**Exercise task:**
Transcribe the data in full and exactly, omitting any pictures.

**Data section:**
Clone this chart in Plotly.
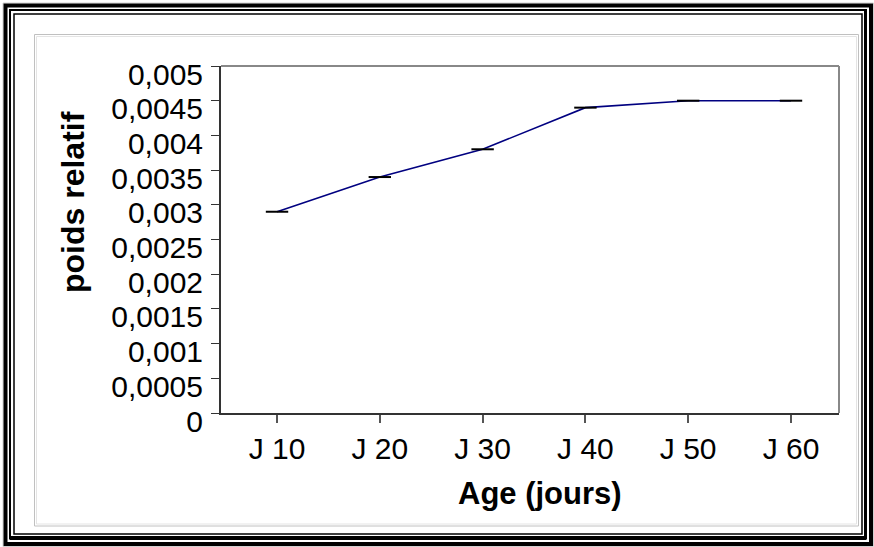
import plotly.graph_objects as go

# Relative weight by age
ages = ["J 10", "J 20", "J 30", "J 40", "J 50", "J 60"]
poids = [0.0029, 0.0034, 0.0038, 0.0044, 0.0045, 0.0045]

y_ticks = [0, 0.0005, 0.001, 0.0015, 0.002, 0.0025, 0.003, 0.0035, 0.004, 0.0045, 0.005]
y_labels = ["0", "0,0005", "0,001", "0,0015", "0,002", "0,0025", "0,003", "0,0035", "0,004", "0,0045", "0,005"]

x_title = "Age (jours)"
y_title = "poids relatif"

W, H = 874, 547
ML, MR, MT, MB = 221, 35, 66, 134
PW, PH = W - ML - MR, H - MT - MB


def px(x):
    return (x - ML) / PW


def py(y):
    return (H - MB - y) / PH


FONT = "Liberation Sans, Arial, sans-serif"

fig = go.Figure()
fig.add_trace(go.Scatter(
    x=list(range(len(ages))),
    y=poids,
    mode="lines+markers",
    line=dict(color="#000080", width=1.6),
    marker=dict(symbol="line-ew", size=16, line=dict(color="#000000", width=2)),
    showlegend=False,
    hoverinfo="skip",
))

shapes = []
# top and right edges of the plot area
shapes.append(dict(type="line", xref="paper", yref="paper", x0=0, y0=1, x1=1, y1=1,
                   line=dict(color="#888888", width=2)))
shapes.append(dict(type="line", xref="paper", yref="paper", x0=1, y0=1, x1=1, y1=0,
                   line=dict(color="#888888", width=2)))


def frame(x0, y0, x1, y1, color, width):
    shapes.append(dict(type="rect", xref="paper", yref="paper",
                       x0=px(x0), y0=py(y0), x1=px(x1), y1=py(y1),
                       line=dict(color=color, width=width), layer="above"))


def seg(x0, y0, x1, y1, color, width):
    shapes.append(dict(type="line", xref="paper", yref="paper",
                       x0=px(x0), y0=py(y0), x1=px(x1), y1=py(y1),
                       line=dict(color=color, width=width), layer="above"))


# outer decorative border
frame(3, 3, 873.5, 546.5, "#d0d0d0", 1)
frame(5.5, 5.5, 871, 544, "#000000", 4)
frame(10, 10, 866, 538.5, "#000000", 2)
seg(10, 538, 866, 538, "#000000", 4)
seg(865.5, 10, 865.5, 539, "#000000", 3)
frame(14, 14, 862, 534, "#000000", 1.5)
# inner double grey border
frame(34.5, 34.5, 858.5, 526, "#c0c0c0", 1)
frame(36.5, 36.5, 856.5, 524, "#e4e4e4", 1)

fig.update_layout(
    width=W, height=H,
    margin=dict(l=ML, r=MR, t=MT, b=MB),
    paper_bgcolor="white",
    plot_bgcolor="white",
    font=dict(family=FONT, size=30, color="#000000"),
    shapes=shapes,
    annotations=[
        dict(text="<b>%s</b>" % x_title, xref="paper", yref="paper",
             x=px(540), y=py(494), xanchor="center", yanchor="middle",
             showarrow=False, font=dict(family=FONT, size=31, color="#000000")),
        dict(text="<b>%s</b>" % y_title, xref="paper", yref="paper",
             x=px(73), y=py(202), xanchor="center", yanchor="middle", textangle=-90,
             showarrow=False, font=dict(family=FONT, size=32, color="#000000")),
    ],
)

fig.update_xaxes(
    range=[-0.545, 5.467],
    tickvals=list(range(len(ages))),
    ticktext=ages,
    showgrid=False, zeroline=False,
    showline=True, linecolor="#333333", linewidth=2,
    ticks="outside", ticklen=8, tickwidth=2, tickcolor="#555555",
    tickfont=dict(family=FONT, size=30, color="#000000"),
)
fig.update_yaxes(
    range=[0, 0.005],
    tickvals=y_ticks,
    ticktext=y_labels,
    showgrid=False, zeroline=False,
    showline=True, linecolor="#333333", linewidth=2,
    ticks="outside", ticklen=8, tickwidth=1, tickcolor="#333333",
    ticklabelshift=8,
    ticklabelstandoff=2,
    tickfont=dict(family=FONT, size=30, color="#000000"),
)

fig.write_html("out.html")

**Response to this exercise:**
Clone this chart in Plotly.
import plotly.graph_objects as go

# Relative weight by age
ages = ["J 10", "J 20", "J 30", "J 40", "J 50", "J 60"]
poids = [0.0029, 0.0034, 0.0038, 0.0044, 0.0045, 0.0045]

y_ticks = [0, 0.0005, 0.001, 0.0015, 0.002, 0.0025, 0.003, 0.0035, 0.004, 0.0045, 0.005]
y_labels = ["0", "0,0005", "0,001", "0,0015", "0,002", "0,0025", "0,003", "0,0035", "0,004", "0,0045", "0,005"]

x_title = "Age (jours)"
y_title = "poids relatif"

W, H = 874, 547
ML, MR, MT, MB = 221, 35, 66, 134
PW, PH = W - ML - MR, H - MT - MB


def px(x):
    return (x - ML) / PW


def py(y):
    return (H - MB - y) / PH


FONT = "Liberation Sans, Arial, sans-serif"

fig = go.Figure()
fig.add_trace(go.Scatter(
    x=list(range(len(ages))),
    y=poids,
    mode="lines+markers",
    line=dict(color="#000080", width=1.6),
    marker=dict(symbol="line-ew", size=16, line=dict(color="#000000", width=2)),
    showlegend=False,
    hoverinfo="skip",
))

shapes = []
# top and right edges of the plot area
shapes.append(dict(type="line", xref="paper", yref="paper", x0=0, y0=1, x1=1, y1=1,
                   line=dict(color="#888888", width=2)))
shapes.append(dict(type="line", xref="paper", yref="paper", x0=1, y0=1, x1=1, y1=0,
                   line=dict(color="#888888", width=2)))


def frame(x0, y0, x1, y1, color, width):
    shapes.append(dict(type="rect", xref="paper", yref="paper",
                       x0=px(x0), y0=py(y0), x1=px(x1), y1=py(y1),
                       line=dict(color=color, width=width), layer="above"))


def seg(x0, y0, x1, y1, color, width):
    shapes.append(dict(type="line", xref="paper", yref="paper",
                       x0=px(x0), y0=py(y0), x1=px(x1), y1=py(y1),
                       line=dict(color=color, width=width), layer="above"))


# outer decorative border
frame(3, 3, 873.5, 546.5, "#d0d0d0", 1)
frame(5.5, 5.5, 871, 544, "#000000", 4)
frame(10, 10, 866, 538.5, "#000000", 2)
seg(10, 538, 866, 538, "#000000", 4)
seg(865.5, 10, 865.5, 539, "#000000", 3)
frame(14, 14, 862, 534, "#000000", 1.5)
# inner double grey border
frame(34.5, 34.5, 858.5, 526, "#c0c0c0", 1)
frame(36.5, 36.5, 856.5, 524, "#e4e4e4", 1)

fig.update_layout(
    width=W, height=H,
    margin=dict(l=ML, r=MR, t=MT, b=MB),
    paper_bgcolor="white",
    plot_bgcolor="white",
    font=dict(family=FONT, size=30, color="#000000"),
    shapes=shapes,
    annotations=[
        dict(text="<b>%s</b>" % x_title, xref="paper", yref="paper",
             x=px(540), y=py(494), xanchor="center", yanchor="middle",
             showarrow=False, font=dict(family=FONT, size=31, color="#000000")),
        dict(text="<b>%s</b>" % y_title, xref="paper", yref="paper",
             x=px(73), y=py(202), xanchor="center", yanchor="middle", textangle=-90,
             showarrow=False, font=dict(family=FONT, size=32, color="#000000")),
    ],
)

fig.update_xaxes(
    range=[-0.545, 5.467],
    tickvals=list(range(len(ages))),
    ticktext=ages,
    showgrid=False, zeroline=False,
    showline=True, linecolor="#333333", linewidth=2,
    ticks="outside", ticklen=8, tickwidth=2, tickcolor="#555555",
    tickfont=dict(family=FONT, size=30, color="#000000"),
)
fig.update_yaxes(
    range=[0, 0.005],
    tickvals=y_ticks,
    ticktext=y_labels,
    showgrid=False, zeroline=False,
    showline=True, linecolor="#333333", linewidth=2,
    ticks="outside", ticklen=8, tickwidth=1, tickcolor="#333333",
    ticklabelshift=8,
    ticklabelstandoff=2,
    tickfont=dict(family=FONT, size=30, color="#000000"),
)

fig.write_html("out.html")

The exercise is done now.